» Raw data
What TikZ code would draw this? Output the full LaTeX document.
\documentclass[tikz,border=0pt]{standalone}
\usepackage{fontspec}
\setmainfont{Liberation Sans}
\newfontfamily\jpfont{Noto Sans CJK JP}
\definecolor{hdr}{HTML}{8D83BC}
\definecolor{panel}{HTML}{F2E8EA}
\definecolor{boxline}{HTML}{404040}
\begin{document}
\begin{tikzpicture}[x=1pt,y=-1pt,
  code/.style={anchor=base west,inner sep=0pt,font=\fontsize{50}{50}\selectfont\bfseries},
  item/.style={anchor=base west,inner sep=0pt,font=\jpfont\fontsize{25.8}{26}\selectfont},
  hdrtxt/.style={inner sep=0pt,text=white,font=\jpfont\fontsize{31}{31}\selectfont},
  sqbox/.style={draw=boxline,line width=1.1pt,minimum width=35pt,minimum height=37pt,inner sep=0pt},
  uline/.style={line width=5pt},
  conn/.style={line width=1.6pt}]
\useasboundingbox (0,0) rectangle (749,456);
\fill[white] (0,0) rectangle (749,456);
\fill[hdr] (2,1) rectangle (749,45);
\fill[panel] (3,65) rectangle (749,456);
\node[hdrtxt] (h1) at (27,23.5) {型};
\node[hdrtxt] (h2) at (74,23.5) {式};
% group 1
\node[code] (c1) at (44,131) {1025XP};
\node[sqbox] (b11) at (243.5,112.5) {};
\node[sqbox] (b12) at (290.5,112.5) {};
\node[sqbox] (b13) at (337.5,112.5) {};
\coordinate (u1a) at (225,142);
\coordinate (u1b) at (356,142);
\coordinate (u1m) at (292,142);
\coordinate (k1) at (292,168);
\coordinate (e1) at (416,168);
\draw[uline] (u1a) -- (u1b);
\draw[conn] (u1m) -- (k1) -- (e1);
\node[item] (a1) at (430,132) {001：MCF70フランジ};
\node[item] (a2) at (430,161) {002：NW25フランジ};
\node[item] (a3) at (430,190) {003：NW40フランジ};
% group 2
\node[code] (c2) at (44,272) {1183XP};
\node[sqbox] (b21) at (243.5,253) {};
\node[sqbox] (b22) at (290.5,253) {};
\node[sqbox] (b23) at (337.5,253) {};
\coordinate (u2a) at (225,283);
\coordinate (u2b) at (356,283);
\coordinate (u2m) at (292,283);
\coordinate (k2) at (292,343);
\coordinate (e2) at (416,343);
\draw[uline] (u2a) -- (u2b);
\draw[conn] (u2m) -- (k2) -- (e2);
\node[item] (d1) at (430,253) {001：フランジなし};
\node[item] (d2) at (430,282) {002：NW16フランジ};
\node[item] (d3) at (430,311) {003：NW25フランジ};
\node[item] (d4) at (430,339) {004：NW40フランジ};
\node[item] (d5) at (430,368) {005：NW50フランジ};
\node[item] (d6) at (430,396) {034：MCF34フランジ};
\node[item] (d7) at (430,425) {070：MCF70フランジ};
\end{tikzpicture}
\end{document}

» Short problem
Identify every line where the string "draw" appears.

» Solved exercise
What TikZ code would draw this? Output the full LaTeX document.
  sqbox/.style={draw=boxline,line width=1.1pt,minimum width=35pt,minimum height=37pt,inner sep=0pt},
\draw[uline] (u1a) -- (u1b);
\draw[conn] (u1m) -- (k1) -- (e1);
\draw[uline] (u2a) -- (u2b);
\draw[conn] (u2m) -- (k2) -- (e2);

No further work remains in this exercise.